For v1, we can hard wire a simple schema on the dict, e.g., “key host must be associated with a string that [can / must not] be an IP address.”

But the cost is extensibility… maybe we should think that through first.

which dict do you mean?

authority

ah I was gonna make ip / DNS / others all subtypes of a common reg-name struct

I was overthinking it

The syntax for the authority part is simple.

Protocols can provide their own scheme+authority->connection-info
adapters.

pretty much

(re-reading URI RFC now)

So a DNS address is a URI registered name.

The scheme can prescribe registered name resolution semantics.

right

In net2
, where do we implement scheme-specific behaviors?

in some library/package/module specifically for that scheme, I think

e.g. http-specific stuff would be in net2/http

So do schemes contain protocols?

yes, I think that’s right

Or do protocols consume schemes?

the RFC 3986 idea is that a scheme is a definition of how to do stuff with some set of resources

every scheme has an RFC that registers it with the IANA

and that spec says exactly what the rest of URIs with that scheme can look like and what the bits of it mean

a scheme may choose to override parts of the generic URI RFC

or may choose to reuse as much of it as possible

but the scheme spec is the final say on what URIs with that scheme mean, how to interpret them, and how applications can consume them

so a decent way to look at it is that a scheme is a registered specification of some sort of protocol

so if somebody sends you a link, like “hey if you want to get in touch with my manager go to <somescheme://somewhere/blah?foo>
” the very first thing you have to do is ask yourself “what the hell does somescheme:
mean?”

if everybody is well-behaved then you can go to the IANA Scheme Registry (https://www.iana.org/assignments/uri-schemes/uri-schemes.xhtml) and search for somescheme
, then you can find a link to the document registering and defining the scheme

not all scheme registrations are descriptive enough to be helpful, but at a minimum a scheme registration has to include contact information (names / email addresses) of somebody you can ask for more information

ok, so the IANA entry for HTTP is a link to the HTTP RFC

exactly

that’s easy enough to understand

So we can think of a scheme as a protocol constructor or factory.

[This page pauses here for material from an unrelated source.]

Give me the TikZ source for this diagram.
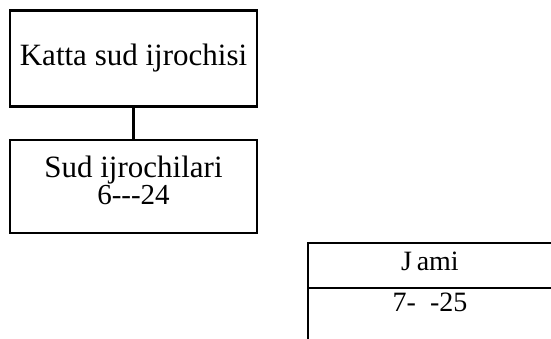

and a protocol as a messenger constructor, and a messenger as a transport constructor.

There’s a really good RFC that’s a “best practices for new scheme registrations” and it has a lot of info about how to understand schemes

RFC 2718

The URI RFC links to it

heh I just opened it

From RFC 3986: > URI scheme specifications must define their own > syntax so that all strings matching their scheme-specific syntax will > also match the <absolute-URI> grammar

So at least the syntax is predictable.

Ok, so a scheme tells you what the other parts of a URI mean.

Including the protocol(s) necessary to interact with the resource being identified.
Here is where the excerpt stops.